On the origin of sex differences in gene regulation. Animals and humans have different traits depending on sex, such as manes present only in male lions. Many sex differences are not visible, such as in internal organs. All human organs display robust sex differences in molecular profiles, but the reason for these differences is not known. To determine whether sex differences arise due to differing sex chromosomes or differing hormones, the team developed a highly innovative rat model that can answer this. This project will elucidate which factors, sex chromosomes or hormones, drive sex differences in molecular regulators across multiple tissues, and during development, revolutionising the fundamental understanding of the origin of sex differences in mammals.

How does a cyclin dependent kinase regulate inflammatory responses to RNA? Cytosolic recognition of viral double-stranded RNA (dsRNA) is a highly conserved mechanism for sensing infection across organims. How the immune system effectively distinguishes between viral RNA and cellular RNA remain enigmatic. We have recently performed a genome-wide CRISPR screen which identified novel regulators of cellular dsRNA. This project will use our unique models to address the substantial knowledge gap that exists in understanding the pathways that control immune responses to RNA how dysregulation of these pathways disrupts cellular homeostasis.

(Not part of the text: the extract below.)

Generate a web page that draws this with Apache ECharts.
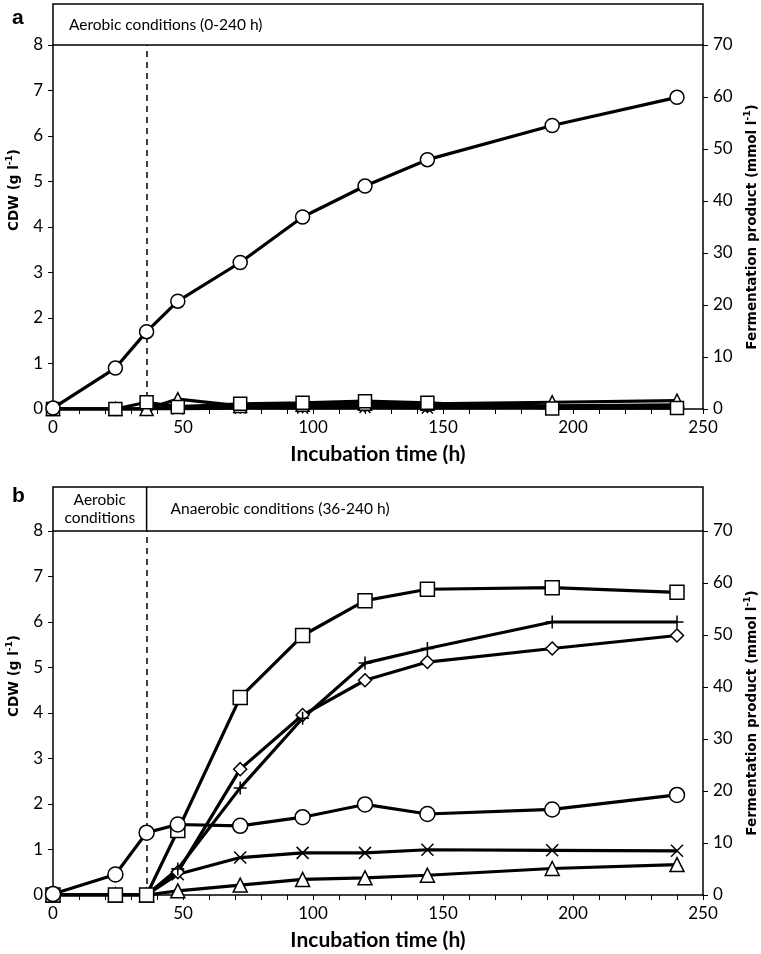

We bring together expertise with a strong record for impactful outcomes in RNA biology, inflammation and proteomics to address this fundamental biology.

Identification and characterization of cellular derived immunogenic RNA. Cellular RNAs traverse the cytoplasm during their lifecycle and must be distinguishable from pathogenic RNA (e.g. virus) by the innate immune sensing system. A-to-I RNA editing of cellular RNA by ADAR1 is a critical mechanism in establishing and maintaining self-tolerance to cellular double-stranded RNA (dsRNA). However, despite a detailed understanding of the pathway mediating sensing and response to unedited cellular dsRNA, we lack definitive experimental evidence of the identity of the immunogenic dsRNA. This project directly addresses this by bringing together world leading fundamental knowledge and tools to define and experimentally validate the identity, features and characteristics of immunogenic cellular dsRNA.

A New Microbial Model to Study Phage Biology in the Gut. This project explores the biology of bacteriophages that reside within the gastrointestinal tract. We aim to understand the biology, molecular mechanisms, and ecological impacts of prophages of the key bacterial gut symbiont, Bacteroides thetaiotaomicron. This is significant as bacteriophages play important roles in gut health and there is a substantial knowledge gap on phage biology and function within the gut. Expected outcomes include a new experimental microbial model system of the gut, and new molecular mechanisms and tools to manipulate gut bacteria. Outcomes from the project include high-impact publications, training of Australian scientists, and potential impacts on the biotechnology and microbiome sectors.